I had an essay run at Lit Hub yesterday. Or more of a cri de coeur, really—this one poured out of the deepest well of me. The essay argues against the romanticization of the spaces and head-spaces we write in, and for doing your own work first. I’ve received so many nice notes from readers thanking me for portraying a life that doesn’t look like what the predominant narratives—of poet as conduit for the Muse; of woman as caregiver; of mother as selfless saint—say our lives should look like (and I am in the process of responding to those notes—thank you so much for sending them). You can read the essay here.
But, as with anything, there are complications. I didn’t address them all in the essay, and I want to recognize them here. I decided early, for example, that I would not address the fact that some men are primary caregivers and face similar challenges to carving out a writing life amid their obligations. This is absolutely the case, and just as mothers who work outside the home or pursue an artistic life face a stigma for that, men who are primary caregivers face a societal stigma for not working outside the home—on top of the challenges caregivers (regardless of gender identification) face in pursuing an artistic life. My decision not to address this was partly a constraint of space, but it was also because I wanted state my case without diluting it with “not all men.” Truth is, I am tired of hearing “not all men” when confronting issues of gender inequality and cultural misogyny. We know “not all men,” but research—not to mention our own lives—tells us what the predominant trends are. I wanted to speak of those trends without caveat or qualification. The trends matter.

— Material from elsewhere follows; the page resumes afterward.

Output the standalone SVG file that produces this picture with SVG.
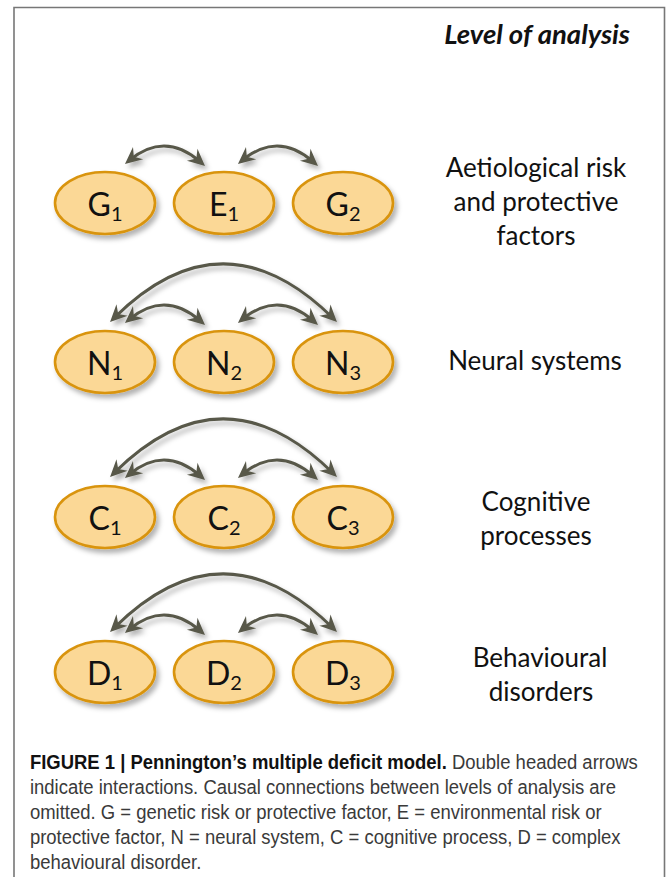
<svg xmlns="http://www.w3.org/2000/svg" width="669" height="877" viewBox="0 0 669 877">
<style>
.node ellipse{fill:#fbd896;stroke:#d99410;stroke-width:2.6;filter:url(#sh)}
.lab{font-family:Lato,"Open Sans",sans-serif;font-size:32px;fill:#111;text-anchor:middle}
.sub{font-size:20px}
.lvl{font-family:Lato,"Open Sans",sans-serif;font-size:26px;fill:#111;text-anchor:middle}
.arc{fill:none;stroke:#58584a;stroke-width:3;marker-start:url(#ah);marker-end:url(#ah)}
.cap{font-family:"Liberation Sans",Arial,sans-serif;font-size:21px;fill:#3a3a3a}
.b{font-weight:bold;fill:#111}
</style>
<defs>
<filter id="sh" x="-20%" y="-20%" width="150%" height="160%">
<feDropShadow dx="3" dy="4" stdDeviation="2.5" flood-color="#000" flood-opacity="0.3"/>
</filter>
<marker id="ah" markerUnits="userSpaceOnUse" orient="auto-start-reverse" refX="0" refY="0" markerWidth="30" markerHeight="30" viewBox="-15 -15 30 30" overflow="visible">
<path d="M6,0 L-11,-8 L-5.5,0 L-11,8 Z" fill="#58584a"/>
</marker>
</defs>
<rect width="669" height="877" fill="#fff"/>
<path d="M14,880 V7.5 H664.5 V880" fill="none" stroke="#777" stroke-width="1.6"/>
<text x="630" y="44" font-family="Lato,'Open Sans',sans-serif" font-size="27.5" font-weight="bold" font-style="italic" text-anchor="end" fill="#111">Level of analysis</text>

<g id="connectors" filter="url(#sh)">
<path class="arc" d="M129.6,160.2 Q165,131 200.5,162"/>
<path class="arc" d="M242.6,160.2 Q278,131 313.5,162"/>
<path class="arc" d="M129.6,319.2 Q165,290 200.5,321"/>
<path class="arc" d="M242.6,319.2 Q278,290 313.5,321"/>
<path class="arc" d="M114.3,317.8 Q223,210 332.7,317.8"/>
<path class="arc" d="M129.6,474.2 Q165,445 200.5,476"/>
<path class="arc" d="M242.6,474.2 Q278,445 313.5,476"/>
<path class="arc" d="M114.3,472.8 Q223,365 332.7,472.8"/>
<path class="arc" d="M129.6,629.2 Q165,600 200.5,631"/>
<path class="arc" d="M242.6,629.2 Q278,600 313.5,631"/>
<path class="arc" d="M114.3,627.8 Q223,520 332.7,627.8"/>
</g>

<g id="G1" class="node"><ellipse cx="105" cy="203" rx="50" ry="31"/><text class="lab" x="105" y="216">G<tspan class="sub" dy="5">1</tspan></text></g>
<g id="E1" class="node"><ellipse cx="224" cy="203" rx="50" ry="31"/><text class="lab" x="224" y="216">E<tspan class="sub" dy="5">1</tspan></text></g>
<g id="G2" class="node"><ellipse cx="343" cy="203" rx="50" ry="31"/><text class="lab" x="343" y="216">G<tspan class="sub" dy="5">2</tspan></text></g>

<g id="N1" class="node"><ellipse cx="105" cy="362" rx="50" ry="31"/><text class="lab" x="105" y="375">N<tspan class="sub" dy="5">1</tspan></text></g>
<g id="N2" class="node"><ellipse cx="224" cy="362" rx="50" ry="31"/><text class="lab" x="224" y="375">N<tspan class="sub" dy="5">2</tspan></text></g>
<g id="N3" class="node"><ellipse cx="343" cy="362" rx="50" ry="31"/><text class="lab" x="343" y="375">N<tspan class="sub" dy="5">3</tspan></text></g>

<g id="C1" class="node"><ellipse cx="105" cy="517" rx="50" ry="31"/><text class="lab" x="105" y="530">C<tspan class="sub" dy="5">1</tspan></text></g>
<g id="C2" class="node"><ellipse cx="224" cy="517" rx="50" ry="31"/><text class="lab" x="224" y="530">C<tspan class="sub" dy="5">2</tspan></text></g>
<g id="C3" class="node"><ellipse cx="343" cy="517" rx="50" ry="31"/><text class="lab" x="343" y="530">C<tspan class="sub" dy="5">3</tspan></text></g>

<g id="D1" class="node"><ellipse cx="105" cy="672" rx="50" ry="31"/><text class="lab" x="105" y="685">D<tspan class="sub" dy="5">1</tspan></text></g>
<g id="D2" class="node"><ellipse cx="224" cy="672" rx="50" ry="31"/><text class="lab" x="224" y="685">D<tspan class="sub" dy="5">2</tspan></text></g>
<g id="D3" class="node"><ellipse cx="343" cy="672" rx="50" ry="31"/><text class="lab" x="343" y="685">D<tspan class="sub" dy="5">3</tspan></text></g>

<g id="levels">
<text class="lvl" x="536" y="177">Aetiological risk</text>
<text class="lvl" x="536" y="211">and protective</text>
<text class="lvl" x="536" y="245">factors</text>
<text class="lvl" x="535" y="370">Neural systems</text>
<text class="lvl" x="536" y="511">Cognitive</text>
<text class="lvl" x="536" y="545">processes</text>
<text class="lvl" x="540" y="667">Behavioural</text>
<text class="lvl" x="541" y="701">disorders</text>
</g>

<g id="caption" transform="scale(0.88,1)">
<text class="cap" x="34" y="769"><tspan class="b">FIGURE 1 | Pennington’s multiple deficit model.</tspan> Double headed arrows</text>
<text class="cap" x="34" y="794">indicate interactions. Causal connections between levels of analysis are</text>
<text class="cap" x="34" y="819">omitted. G = genetic risk or protective factor, E = environmental risk or</text>
<text class="cap" x="34" y="844">protective factor, N = neural system, C = cognitive process, D = complex</text>
<text class="cap" x="34" y="869">behavioural disorder.</text>
</g>
</svg>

Another complication: while the essay recognizes that women in general do more of the care-work in society, I mostly focused on the demands of motherhood—partly because that’s my lived experience, but also because that’s what the research I had access to spoke to. Women who are not mothers are also expected to take on caregiving roles by our culture, so women who are not mothers face many of the same obstacles that mothers face, depending on their caregiving duties. A lack of available research (I looked) also kept me from engaging with the complications of care-work and artistic pursuits for those who don’t identify as a woman or a man, and/or for LGTBQIA+ folks—for whom obstacles to a creative life, like those for people of color, are compounded due to bias. I am deeply aware of how easy my white, cishet, well-educated, English-speaking, securely-employed life is compared to many other lives; that there are fewer obstacles to a creative life for me than there are for many others just as, or more, talented and committed as I am.
In spite of these limitations, I hope the essay will give anyone who wants a creative life, a life of making, permission to carve that life out of whatever set of obstacles they face without apology. I hope we’ll someday discard our notions of the traditional trajectory of “the artist,” and slip past gatekeepers with our beautiful, made things. If you have a story to share about how you’ve made a creative life for yourself, I’d love to hear it. Thanks again for reading, and write on.